Our brand didn't grow from big reach. 


It grew from showing up consistently, being uncomfortably honest about our product, and building real relationships with the people already listening. 10x growth wasn't because we chased audience. It was because we honored the audience we had.

 

Monetization isn't separate from content

Here's where most creators break their business: they treat monetization as a phase that happens after they "build an audience." Wrong.

 

Monetization is woven in from day one, or it will feel bolted-on when you finally try it. The creators who convert best were always clear about what they sell, who they serve, and what problem they solve. Their product wasn't a surprise.
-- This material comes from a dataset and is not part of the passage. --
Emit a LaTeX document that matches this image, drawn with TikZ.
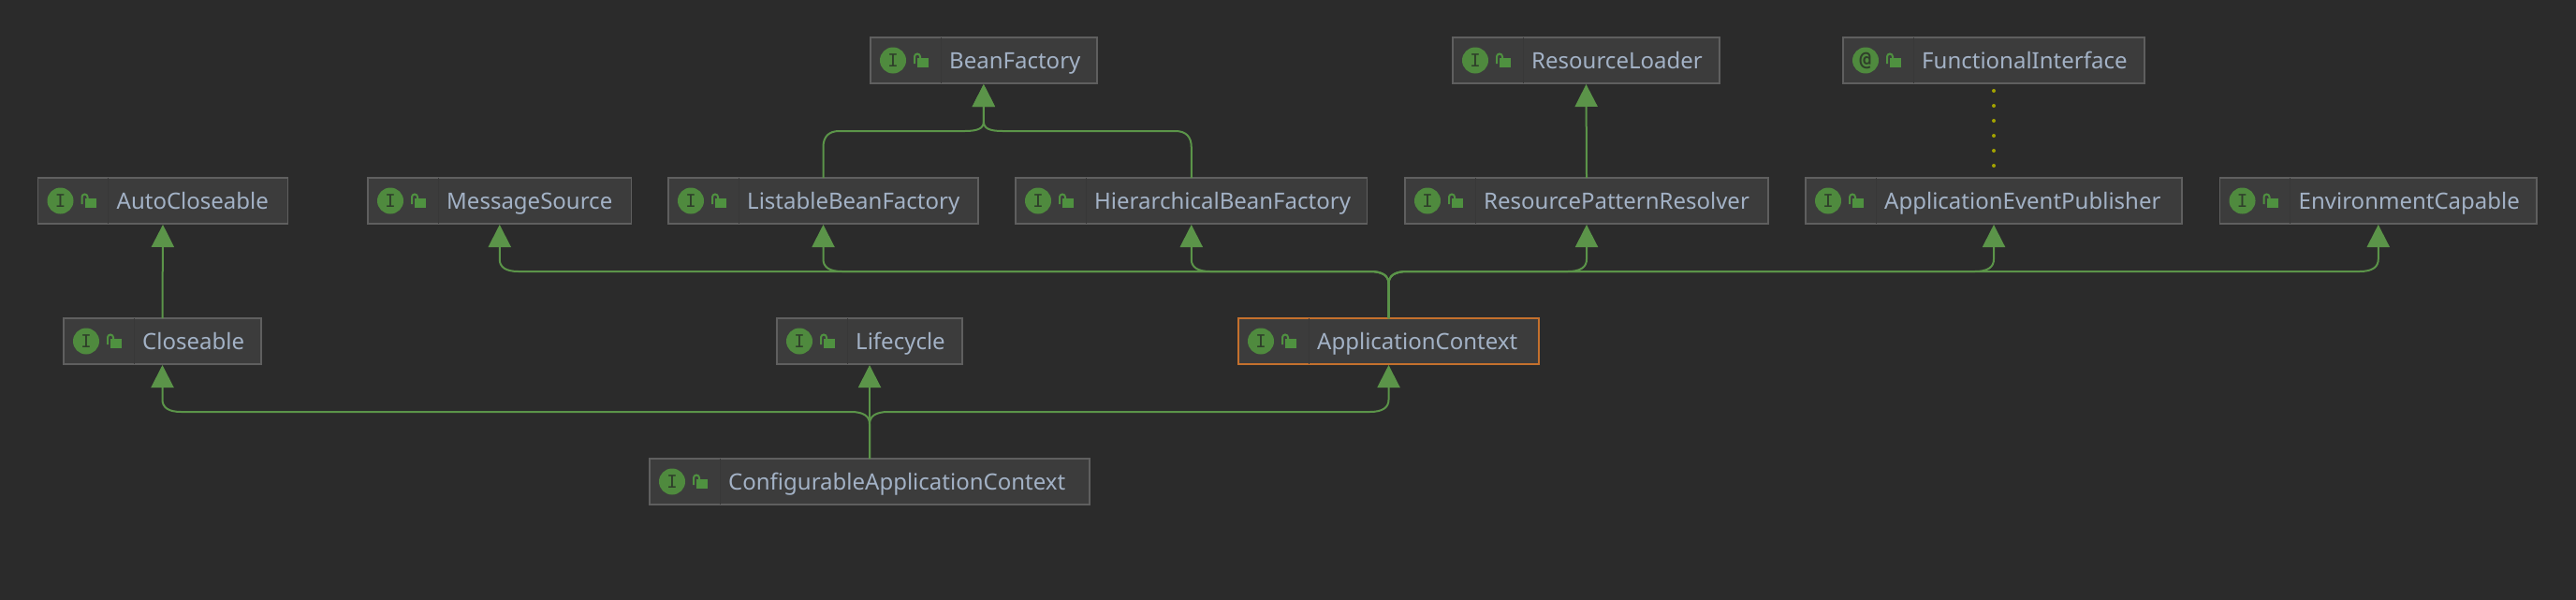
\documentclass[tikz,border=0pt]{standalone}
\usepackage{fontspec}
\setmainfont{Noto Sans}
\newfontfamily\monoglyph{DejaVu Sans Mono}
\usetikzlibrary{arrows.meta,calc}
\definecolor{bgc}{HTML}{2B2B2B}
\definecolor{boxfill}{HTML}{3C3C3C}
\definecolor{boxline}{HTML}{5F5F5F}
\definecolor{divc}{HTML}{383838}
\definecolor{orangec}{HTML}{C4702D}
\definecolor{txtc}{HTML}{A3B2C6}
\definecolor{iconc}{HTML}{4F8A3E}
\definecolor{lockc}{HTML}{4F9140}
\definecolor{glyphc}{HTML}{2F3F2A}
\definecolor{linkc}{HTML}{5B9449}
\definecolor{dotc}{HTML}{A3A300}
\tikzset{
  x=1pt,y=-1pt,
  ifbox/.style={draw=boxline,fill=boxfill,line width=1.8pt,rectangle,minimum height=49pt,inner sep=0pt,outer sep=0pt,anchor=north west},
  ifname/.style={text=txtc,font=\fontsize{24}{28}\selectfont,inner sep=0pt,anchor=base west},
  ificon/.style={circle,fill=iconc,minimum size=28pt,inner sep=0pt,text=glyphc},
  linkline/.style={draw=linkc,line width=2pt},
  inherit/.style={linkline,shorten >=1pt,-{Triangle[length=24pt,width=24pt,fill=linkc]}},
  dotted link/.style={draw=dotc,line width=4pt,line cap=round,dash pattern=on 0pt off 16pt,shorten <=8pt,shorten >=13pt}
}
% name, left, width, top, text, glyph, glyph font, border colour
\newcommand\ifacebox[8]{%
  \node[ifbox,minimum width=#3pt,draw=#8] (#1) at (#2,#4) {};
  \draw[divc,line width=1pt] ([xshift=75pt]#1.north west) -- ([xshift=75pt]#1.south west);
  \node[ificon,font=#7] (#1-icon) at ([xshift=24pt]#1.west) {#6};
  \fill[lockc] ($(#1.west)+(50,-2.8)$) rectangle ($(#1.west)+(62,7.2)$);
  \draw[lockc,line width=2pt] ($(#1.west)+(47,3.5)$) -- ($(#1.west)+(47,-4)$) arc[start angle=180,end angle=0,radius=3pt] -- ($(#1.west)+(53,-2.5)$);
  \node[ifname] (#1-name) at ([xshift=84pt,yshift=-8.5pt]#1.west) {#5};
}
% source, target, bus coordinate, direction (1 target to the right, -1 left)
\newcommand\busup[4]{%
  \draw[inherit] (#1.north)
    -- ($(#1.north |- #3)+(0,13)$)
    .. controls ($(#1.north |- #3)+(0,5)$) and ($(#1.north |- #3)+(#4*6,0)$) .. ($(#1.north |- #3)+(#4*20,0)$)
    -- ($(#2.south |- #3)+(-#4*20,0)$)
    .. controls ($(#2.south |- #3)+(-#4*6,0)$) and ($(#2.south |- #3)+(0,-5)$) .. ($(#2.south |- #3)+(0,-13)$)
    -- (#2.south);
}
% same, with a plain rounded bend at the source
\newcommand\busbend[4]{%
  \draw[inherit] (#1.north)
    -- ($(#1.north |- #3)+(0,17)$)
    .. controls ($(#1.north |- #3)+(0,6)$) and ($(#1.north |- #3)+(#4*6,0)$) .. ($(#1.north |- #3)+(#4*17,0)$)
    -- ($(#2.south |- #3)+(-#4*20,0)$)
    .. controls ($(#2.south |- #3)+(-#4*6,0)$) and ($(#2.south |- #3)+(0,-3)$) .. ($(#2.south |- #3)+(0,-10)$)
    -- (#2.south);
}
\begin{document}
\begin{tikzpicture}
\useasboundingbox (0,0) rectangle (2752,640);
\fill[bgc] (-4,-4) rectangle (2756,644);
\coordinate (busA) at (0,140);
\coordinate (busB) at (0,290);
\coordinate (busC) at (0,440);
\def\gf{\monoglyph\fontsize{19}{19}\selectfont}
\def\gat{\monoglyph\bfseries\fontsize{21}{21}\selectfont}
\ifacebox{beanfactory}{930}{241.7}{40}{BeanFactory}{I}{\gf}{boxline}
\ifacebox{resloader}{1552}{285}{40}{ResourceLoader}{I}{\gf}{boxline}
\ifacebox{funcif}{1969}{322}{40}{FunctionalInterface}{@}{\gat}{boxline}
\ifacebox{autoclose}{40.5}{267}{190}{AutoCloseable}{I}{\gf}{boxline}
\ifacebox{msgsource}{393}{281.5}{190}{MessageSource}{I}{\gf}{boxline}
\ifacebox{listable}{714}{331}{190}{ListableBeanFactory}{I}{\gf}{boxline}
\ifacebox{hier}{1085}{375.5}{190}{HierarchicalBeanFactory}{I}{\gf}{boxline}
\ifacebox{respat}{1501}{388}{190}{ResourcePatternResolver}{I}{\gf}{boxline}
\ifacebox{pub}{1929}{402}{190}{ApplicationEventPublisher}{I}{\gf}{boxline}
\ifacebox{envcap}{2371.5}{338.5}{190}{EnvironmentCapable}{I}{\gf}{boxline}
\ifacebox{closeable}{68}{211}{340}{Closeable}{I}{\gf}{boxline}
\ifacebox{lifecycle}{830}{198}{340}{Lifecycle}{I}{\gf}{boxline}
\ifacebox{appctx}{1323}{321}{340}{ApplicationContext}{I}{\gf}{orangec}
\ifacebox{confctx}{694}{470}{490}{ConfigurableApplicationContext}{I}{\gf}{boxline}
% connectors
\busbend{listable}{beanfactory}{busA}{1}
\busbend{hier}{beanfactory}{busA}{-1}
\draw[inherit] (respat.north) -- (resloader.south);
\draw[dotted link] (funcif.south) -- (pub.north);
\draw[inherit] (closeable.north) -- (autoclose.south);
\busup{appctx}{msgsource}{busB}{-1}
\busup{appctx}{listable}{busB}{-1}
\busup{appctx}{hier}{busB}{-1}
\busup{appctx}{respat}{busB}{1}
\busup{appctx}{pub}{busB}{1}
\busup{appctx}{envcap}{busB}{1}
\busup{confctx}{closeable}{busC}{-1}
\draw[inherit] (confctx.north) -- (lifecycle.south);
\busup{confctx}{appctx}{busC}{1}
\end{tikzpicture}
\end{document}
It was the logical outcome of everything they'd already said.

 

If your audience is shocked when you sell them something, you built the wrong relationship.

 

The unglamorous playbook

The strategy that actually works: Be radically clear about who you're talking to. Say something only you could say. Show up every week, even when the data is ugly. Sell something your listeners genuinely want, not whatever sponsor pays you. Treat your audience like partners, not product.

 

None of this is revolutionary. All of it works.

 

Stop optimizing for a bigger number. Start optimizing for a better one.